**Exercise directions:**
Copy out every line that contains the word "page".
•••••
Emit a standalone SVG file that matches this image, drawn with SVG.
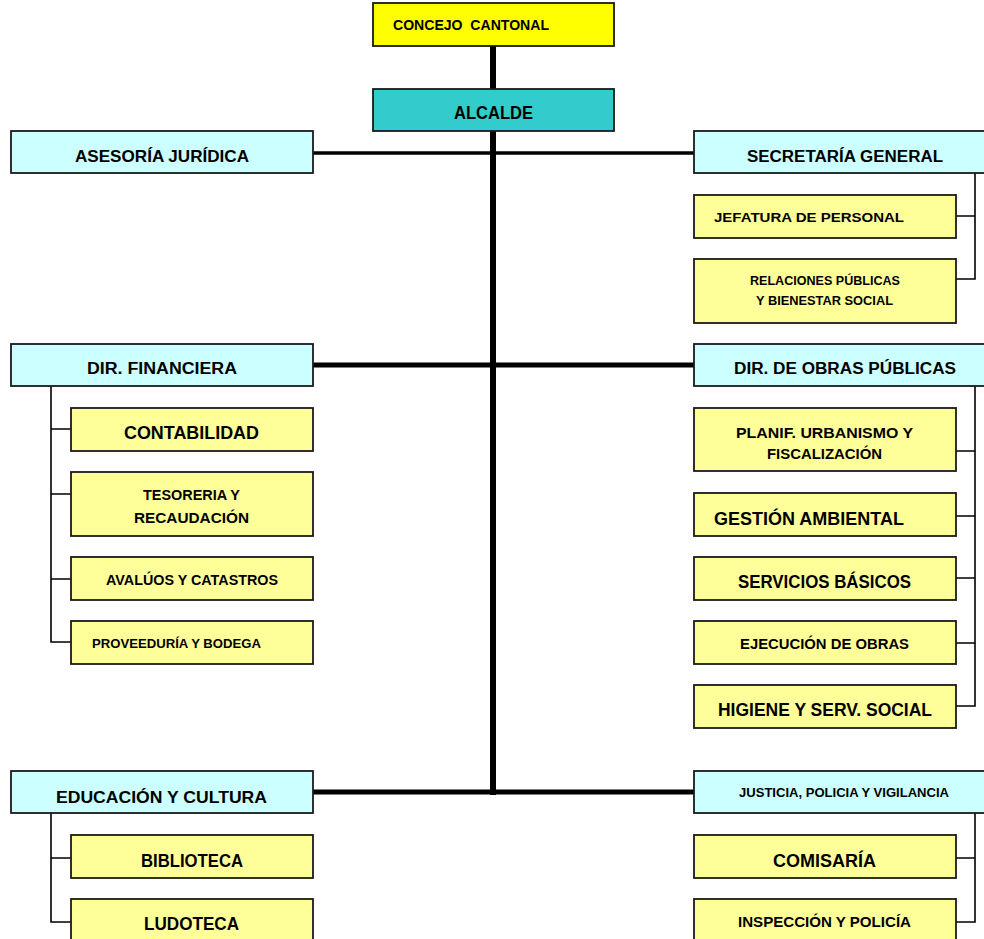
<svg xmlns="http://www.w3.org/2000/svg" width="984" height="939" viewBox="0 0 984 939">
<style>
.b{stroke:#1a1a1a;stroke-width:1.8}
.y{fill:#FFFF00}.t{fill:#33CCCC}.c{fill:#CCFFFF}.p{fill:#FFFF99}
text{font-family:"Liberation Sans",Arial,sans-serif;font-weight:bold;fill:#000}
.thin{stroke:#000;stroke-width:1.6;fill:none}
.thick{stroke:#000;fill:none}
</style>
<rect width="984" height="939" fill="#fff"/>
<g id="connectors">
<line class="thick" x1="493" y1="46" x2="493" y2="89" stroke-width="6"/>
<line class="thick" x1="493" y1="131" x2="493" y2="795" stroke-width="6"/>
<line class="thick" x1="313" y1="153" x2="694" y2="153" stroke-width="3.5"/>
<line class="thick" x1="313" y1="365" x2="694" y2="365" stroke-width="5"/>
<line class="thick" x1="313" y1="792" x2="694" y2="792" stroke-width="5"/>
<path class="thin" d="M975 173V279H956M975 216H956"/>
<path class="thin" d="M51 386V642H71M51 429H71M51 494H71M51 579H71"/>
<path class="thin" d="M975 386V706H956M975 451H956M975 516H956M975 578H956M975 643H956"/>
<path class="thin" d="M51 813V922H71M51 858H71"/>
<path class="thin" d="M975 813V922H956M975 858H956"/>
</g>
<g id="concejo"><rect class="b y" x="373" y="3" width="241" height="43"/><text x="393" y="30" font-size="14" textLength="156" lengthAdjust="spacingAndGlyphs" xml:space="preserve">CONCEJO  CANTONAL</text></g>
<g id="alcalde"><rect class="b t" x="373" y="89" width="241" height="42"/><text x="454" y="119" font-size="17.5" textLength="79" lengthAdjust="spacingAndGlyphs">ALCALDE</text></g>
<g id="asesoria"><rect class="b c" x="11" y="131" width="302" height="42"/><text x="75" y="162" font-size="16.5" textLength="174" lengthAdjust="spacingAndGlyphs">ASESORÍA JURÍDICA</text></g>
<g id="secretaria"><rect class="b c" x="694" y="131" width="295" height="42"/><text x="747" y="162" font-size="16" textLength="196" lengthAdjust="spacingAndGlyphs">SECRETARÍA GENERAL</text></g>
<g id="jefatura"><rect class="b p" x="694" y="195" width="262" height="43"/><text x="714" y="222" font-size="13.5" textLength="190" lengthAdjust="spacingAndGlyphs">JEFATURA DE PERSONAL</text></g>
<g id="relaciones"><rect class="b p" x="694" y="259" width="262" height="64"/><text x="750" y="285" font-size="12.3" textLength="150" lengthAdjust="spacingAndGlyphs">RELACIONES PÚBLICAS</text><text x="756" y="305" font-size="12.3" textLength="137" lengthAdjust="spacingAndGlyphs">Y BIENESTAR SOCIAL</text></g>
<g id="financiera"><rect class="b c" x="11" y="344" width="302" height="42"/><text x="87" y="374" font-size="16" textLength="150" lengthAdjust="spacingAndGlyphs">DIR. FINANCIERA</text></g>
<g id="obras"><rect class="b c" x="694" y="344" width="295" height="42"/><text x="734" y="374" font-size="16" textLength="222" lengthAdjust="spacingAndGlyphs">DIR. DE OBRAS PÚBLICAS</text></g>
<g id="contabilidad"><rect class="b p" x="71" y="408" width="242" height="43"/><text x="124" y="439" font-size="17.5" textLength="135" lengthAdjust="spacingAndGlyphs">CONTABILIDAD</text></g>
<g id="tesoreria"><rect class="b p" x="71" y="472" width="242" height="64"/><text x="143" y="500" font-size="14.5" textLength="97" lengthAdjust="spacingAndGlyphs">TESORERIA Y</text><text x="134" y="523" font-size="14.5" textLength="115" lengthAdjust="spacingAndGlyphs">RECAUDACIÓN</text></g>
<g id="avaluos"><rect class="b p" x="71" y="557" width="242" height="43"/><text x="106" y="585" font-size="14" textLength="172" lengthAdjust="spacingAndGlyphs">AVALÚOS Y CATASTROS</text></g>
<g id="proveeduria"><rect class="b p" x="71" y="621" width="242" height="43"/><text x="92" y="648" font-size="13" textLength="169" lengthAdjust="spacingAndGlyphs">PROVEEDURÍA Y BODEGA</text></g>
<g id="planif"><rect class="b p" x="694" y="408" width="262" height="63"/><text x="736" y="438" font-size="14" textLength="177" lengthAdjust="spacingAndGlyphs">PLANIF. URBANISMO Y</text><text x="767" y="459" font-size="14" textLength="115" lengthAdjust="spacingAndGlyphs">FISCALIZACIÓN</text></g>
<g id="gestion"><rect class="b p" x="694" y="493" width="262" height="43"/><text x="714" y="525" font-size="17.5" textLength="190" lengthAdjust="spacingAndGlyphs">GESTIÓN AMBIENTAL</text></g>
<g id="servicios"><rect class="b p" x="694" y="557" width="262" height="43"/><text x="738" y="588" font-size="17.5" textLength="173" lengthAdjust="spacingAndGlyphs">SERVICIOS BÁSICOS</text></g>
<g id="ejecucion"><rect class="b p" x="694" y="621" width="262" height="43"/><text x="740" y="649" font-size="14" textLength="169" lengthAdjust="spacingAndGlyphs">EJECUCIÓN DE OBRAS</text></g>
<g id="higiene"><rect class="b p" x="694" y="685" width="262" height="43"/><text x="718" y="716" font-size="18" textLength="214" lengthAdjust="spacingAndGlyphs">HIGIENE Y SERV. SOCIAL</text></g>
<g id="educacion"><rect class="b c" x="11" y="771" width="302" height="42"/><text x="56" y="803" font-size="16.5" textLength="211" lengthAdjust="spacingAndGlyphs">EDUCACIÓN Y CULTURA</text></g>
<g id="justicia"><rect class="b c" x="694" y="771" width="295" height="42"/><text x="739" y="797" font-size="13" textLength="210" lengthAdjust="spacingAndGlyphs">JUSTICIA, POLICIA Y VIGILANCIA</text></g>
<g id="biblioteca"><rect class="b p" x="71" y="835" width="242" height="43"/><text x="141" y="867" font-size="17.5" textLength="102" lengthAdjust="spacingAndGlyphs">BIBLIOTECA</text></g>
<g id="ludoteca"><rect class="b p" x="71" y="899" width="242" height="45"/><text x="144" y="930" font-size="17.5" textLength="95" lengthAdjust="spacingAndGlyphs">LUDOTECA</text></g>
<g id="comisaria"><rect class="b p" x="694" y="835" width="262" height="43"/><text x="773" y="867" font-size="17.5" textLength="103" lengthAdjust="spacingAndGlyphs">COMISARÍA</text></g>
<g id="inspeccion"><rect class="b p" x="694" y="899" width="262" height="45"/><text x="738" y="927" font-size="15.5" textLength="173" lengthAdjust="spacingAndGlyphs">INSPECCIÓN Y POLICÍA</text></g>
</svg>
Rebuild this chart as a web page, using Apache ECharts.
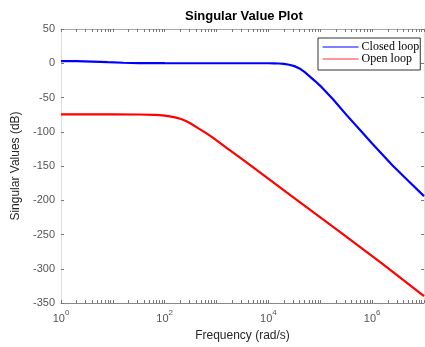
<!DOCTYPE html>
<html>
<head>
<meta charset="utf-8">
<script src="https://cdn.jsdelivr.net/npm/echarts@6/dist/echarts.min.js"></script>
<style>
  html, body { margin: 0; padding: 0; background: #fff; }
  #chart { width: 425px; height: 347px; }
</style>
</head>
<body>
<div id="chart"></div>
<script>
// x values are log10 of frequency (rad/s)
var closedLogFreq = [0, 0.3, 0.6, 0.9, 1.2, 1.5, 2, 3, 4, 4.1, 4.2, 4.3, 4.4, 4.5, 4.6, 4.7, 4.8, 4.9, 5.0, 5.25, 5.5, 5.75, 6.0, 6.39, 6.7, 7];
var closedLoop = [3, 3, 2.5, 1.5, 0.7, 0.3, 0.1, 0, 0, -0.1, -0.4, -1, -2.2, -4.2, -7.6, -13, -19.5, -26, -33, -53, -75, -96, -117, -149, -172, -194];
var openLogFreq = [0, 1, 1.5, 1.8, 1.9, 2.0, 2.1, 2.2, 2.3, 2.4, 2.5, 2.65, 2.8, 2.9, 3.0, 3.2, 3.44, 3.83, 4.5, 5.43, 6.2, 7];
var openLoop = [-74.5, -74.5, -74.8, -75.3, -75.8, -76.5, -77.5, -79, -81, -84, -88, -95, -102, -107, -112.5, -124, -137, -159, -197, -249, -293, -340];
var xLabelExp = [0, 2, 4, 6];

// minor log ticks 1..9 per decade
var xTicks = [];
for (var d = 0; d < 7; d++) {
  for (var m = 1; m < 10; m++) xTicks.push(d + Math.log10(m));
}
xTicks.push(7);

function pairs(xs, ys) {
  return xs.map(function (x, i) { return [x, ys[i]]; });
}

var chart = echarts.init(document.getElementById('chart'));
var tickColor = '#777';
var option = {
  animation: false,
  textStyle: { fontFamily: 'Liberation Sans, Arial, sans-serif' },
  title: {
    text: 'Singular Value Plot',
    left: 180, top: 5,
    textStyle: { fontSize: 13, fontWeight: 'bold', color: '#000' }
  },
  legend: {
    orient: 'vertical',
    left: 318, top: 38,
    padding: [3, 1, 5, 4],
    itemGap: 0,
    itemWidth: 36, itemHeight: 14,
    backgroundColor: '#fff',
    borderColor: '#333', borderWidth: 1, borderRadius: 0,
    itemStyle: { opacity: 0 },
    textStyle: { fontFamily: 'Liberation Serif, Times New Roman, serif', fontSize: 12, color: '#000', padding: [0, 0, 0, -2] },
    data: [
      { name: 'Closed loop', lineStyle: { color: '#0000ff', width: 1.2 } },
      { name: 'Open loop', lineStyle: { color: '#ff3030', width: 1.2 } }
    ]
  },
  grid: { left: 61, top: 29, right: 1, bottom: 38 },
  xAxis: [{
    type: 'value', min: 0, max: 7,
    name: 'Frequency (rad/s)', nameLocation: 'middle', nameGap: 27,
    nameTextStyle: { fontSize: 12, color: '#262626' },
    axisLine: { onZero: false, lineStyle: { color: '#888' } },
    axisTick: { inside: true, length: 3, customValues: xTicks, lineStyle: { color: tickColor } },
    axisLabel: {
      customValues: xLabelExp,
      margin: 6,
      formatter: function (v) { return '{b|10}{s|' + v + '}'; },
      rich: {
        b: { fontSize: 11, color: '#555', verticalAlign: 'bottom' },
        s: { fontSize: 8, color: '#555', verticalAlign: 'bottom', padding: [0, 0, 7, 0] }
      }
    },
    splitLine: { show: false }
  }, {
    type: 'value', min: 0, max: 7, position: 'top',
    axisLine: { onZero: false, lineStyle: { color: '#aaa' } },
    axisTick: { inside: true, length: 3, customValues: xTicks, lineStyle: { color: tickColor } },
    axisLabel: { show: false },
    splitLine: { show: false }
  }],
  yAxis: [{
    type: 'value', min: -350, max: 50, interval: 50,
    name: 'Singular Values (dB)', nameLocation: 'middle', nameGap: 29,
    nameTextStyle: { fontSize: 12, color: '#262626' },
    axisLine: { show: true, onZero: false, lineStyle: { color: '#ddd' } },
    axisTick: { show: true, inside: true, length: 3, lineStyle: { color: tickColor } },
    axisLabel: { fontSize: 11, color: '#555', margin: 6 },
    splitLine: { show: false }
  }, {
    type: 'value', min: -350, max: 50, interval: 50, position: 'right',
    axisLine: { show: true, onZero: false, lineStyle: { color: '#ddd' } },
    axisTick: { show: true, inside: true, length: 3, lineStyle: { color: tickColor } },
    axisLabel: { show: false },
    splitLine: { show: false }
  }],
  series: [{
    name: 'Closed loop', type: 'line',
    data: pairs(closedLogFreq, closedLoop),
    showSymbol: false, symbol: 'none',
    lineStyle: { color: '#0000ff', width: 2.2 },
    itemStyle: { color: '#0000ff' }
  }, {
    name: 'Open loop', type: 'line',
    data: pairs(openLogFreq, openLoop),
    showSymbol: false, symbol: 'none',
    lineStyle: { color: '#ff0000', width: 2.2 },
    itemStyle: { color: '#ff0000' }
  }]
};
chart.setOption(option);
</script>
</body>
</html>
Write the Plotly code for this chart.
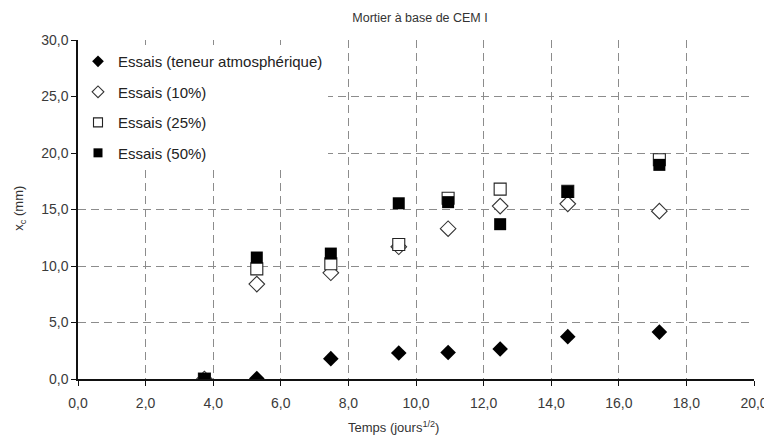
import plotly.graph_objects as go

temps = [3.74, 5.29, 7.48, 9.49, 10.95, 12.49, 14.49, 17.2]
atm = [0.0, 0.05, 1.8, 2.3, 2.35, 2.65, 3.75, 4.15]
c10 = [0.0, 8.4, 9.4, 11.7, 13.3, 15.3, 15.5, 14.85]
c25 = [0.0, 9.75, 10.2, 11.9, 16.0, 16.8, 16.6, 19.4]
c50 = [0.0, 10.75, 11.1, 15.55, 15.65, 13.7, 16.55, 18.95]

x_ticks = [0, 2, 4, 6, 8, 10, 12, 14, 16, 18, 20]
y_ticks = [0, 5, 10, 15, 20, 25, 30]

names = ["Essais (teneur atmosphérique)", "Essais (10%)", "Essais (25%)", "Essais (50%)"]

FONT = "Liberation Sans, Arial, sans-serif"
W, H = 764, 434  # page body has an 8px margin

def marker_for(i, size):
    if i == 0:
        return dict(symbol="diamond", size=size, color="black", line=dict(width=0))
    if i == 1:
        return dict(symbol="diamond", size=size, color="white",
                    line=dict(color="#333333", width=1.1))
    if i == 2:
        return dict(symbol="square", size=size, color="white",
                    line=dict(color="#222222", width=1.1))
    return dict(symbol="square", size=size, color="black", line=dict(width=0))

fig = go.Figure()
for i, ys in enumerate([atm, c10, c25, c50]):
    fig.add_trace(go.Scatter(x=temps, y=ys, mode="markers", name=names[i],
                             showlegend=False, marker=marker_for(i, 12)))
# legend entries (smaller symbols like the reference)
for i in range(4):
    fig.add_trace(go.Scatter(x=[None], y=[None], mode="markers", name=names[i],
                             legendgroup=str(i), showlegend=True,
                             marker=marker_for(i, 9)))

fig.update_layout(
    width=W, height=H,
    margin=dict(l=69.5, r=17.5, t=31.5, b=62.7, autoexpand=False),
    paper_bgcolor="white", plot_bgcolor="white",
    separators=", ",
    font=dict(family=FONT, size=12, color="#333333"),
    title=dict(text="Mortier à base de CEM I", x=412 / W, xanchor="center",
               y=1 - 10 / H, yanchor="middle",
               font=dict(family=FONT, size=12.5, color="#333333")),
    showlegend=True,
    legend=dict(x=0.0, y=0.985, xanchor="left", yanchor="top",
                bgcolor="white", borderwidth=0, tracegroupgap=8,
                font=dict(family=FONT, size=15, color="#222222")),
    xaxis=dict(range=[0, 20], tickvals=x_ticks, tickformat=".1f",
               showline=True, linecolor="#111111", linewidth=1.5,
               ticks="outside", ticklen=5, tickcolor="#111111",
               ticklabelstandoff=5,
               showgrid=True, gridcolor="#8c8c8c", griddash="8px,5px", gridwidth=1,
               zeroline=False,
               tickfont=dict(family=FONT, size=14, color="#3a3a3a")),
    yaxis=dict(range=[0, 30], tickvals=y_ticks, tickformat=".1f",
               showline=True, linecolor="#111111", linewidth=1.5,
               ticks="outside", ticklen=5, tickcolor="#111111",
               showgrid=True, gridcolor="#8c8c8c", griddash="8px,5px", gridwidth=1,
               zeroline=False,
               tickfont=dict(family=FONT, size=14, color="#3a3a3a")),
    annotations=[
        dict(text="Temps (jours<sup>1/2</sup>)", xref="paper", yref="paper",
             x=(393 - 77.5) / 677, y=-(427 - 379.3) / 339.8,
             xanchor="center", yanchor="middle", showarrow=False,
             font=dict(family=FONT, size=13, color="#333333")),
        dict(text="x<sub>c</sub> (mm)", xref="paper", yref="paper",
             x=-(77.5 - 19) / 677, y=(379.3 - 208) / 339.8, textangle=-90,
             xanchor="center", yanchor="middle", showarrow=False,
             font=dict(family=FONT, size=13, color="#333333")),
    ],
)

fig.write_html("out.html")
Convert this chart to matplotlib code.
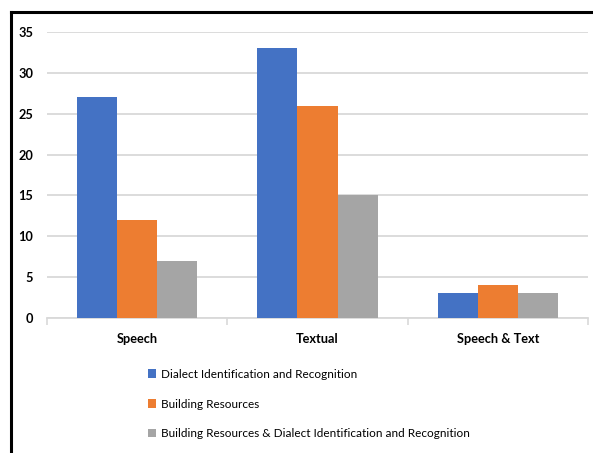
import matplotlib
matplotlib.use("Agg")
import matplotlib.pyplot as plt
from matplotlib.lines import Line2D
from matplotlib.patches import Patch
import numpy as np

categories = ["Speech", "Textual", "Speech & Text"]
series_names = [
    "Dialect Identification and Recognition",
    "Building Resources",
    "Building Resources & Dialect Identification and Recognition",
]
dialect_id = [27, 33, 3]
building_res = [12, 26, 4]
both = [7, 15, 3]
colors = ["#4472C4", "#ED7D31", "#A5A5A5"]
yticks = [0, 5, 10, 15, 20, 25, 30, 35]

W, H = 593, 453
fig = plt.figure(figsize=(W / 100, H / 100), dpi=100)
ax = fig.add_axes([47 / W, 1 - 318 / H, (588 - 47) / W, (318 - 32) / H])

x = np.arange(len(categories))
bw = 0.222
for i, (vals, col, name) in enumerate(zip([dialect_id, building_res, both], colors, series_names)):
    ax.bar(x + (i - 1) * bw, vals, width=bw, color=col, label=name, zorder=3)

ax.set_xlim(-0.5, len(categories) - 0.5)
ax.set_ylim(0, 35)
ax.set_yticks(yticks)
ax.set_yticklabels([str(v) for v in yticks], fontfamily="Lato", fontweight="bold", fontsize=9.2)
ax.yaxis.grid(True, color="#D9D9D9", linewidth=1.3, zorder=0)
ax.tick_params(axis="y", length=0, pad=10)

ax.set_xticks(x)
ax.set_xticklabels(categories, fontfamily="Lato", fontweight="bold", fontsize=9.2)
ax.tick_params(axis="x", which="major", length=0, pad=11)
ax.set_xticks(np.arange(len(categories) + 1) - 0.5, minor=True)
ax.tick_params(axis="x", which="minor", length=5, color="#D9D9D9", width=1.2)

for s in ["top", "right", "left"]:
    ax.spines[s].set_visible(False)
ax.spines["bottom"].set_color("#D9D9D9")
ax.spines["bottom"].set_linewidth(1.3)

handles = [Patch(facecolor=c, edgecolor="none") for c in colors]
fig.legend(
    handles, series_names,
    loc="upper left", bbox_to_anchor=(137 / W, 1 - 358 / H),
    frameon=False, prop={"family": "Lato", "size": 8.5},
    handlelength=0.7, handleheight=0.7, handletextpad=0.4,
    labelspacing=1.6,
)

# outer frame: top and left edges
fig.add_artist(Line2D([11 / W, 1], [1 - 12 / H, 1 - 12 / H], color="black", linewidth=2.2,
                      transform=fig.transFigure))
fig.add_artist(Line2D([11 / W, 11 / W], [1 - 12 / H, 0], color="black", linewidth=2.2,
                      transform=fig.transFigure))

fig.savefig("out.png", dpi=100)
•••••
**Output for this task:**
Rebuild this chart as a web page, using Apache ECharts.
W, H = 764, 434  # page body has an 8px margin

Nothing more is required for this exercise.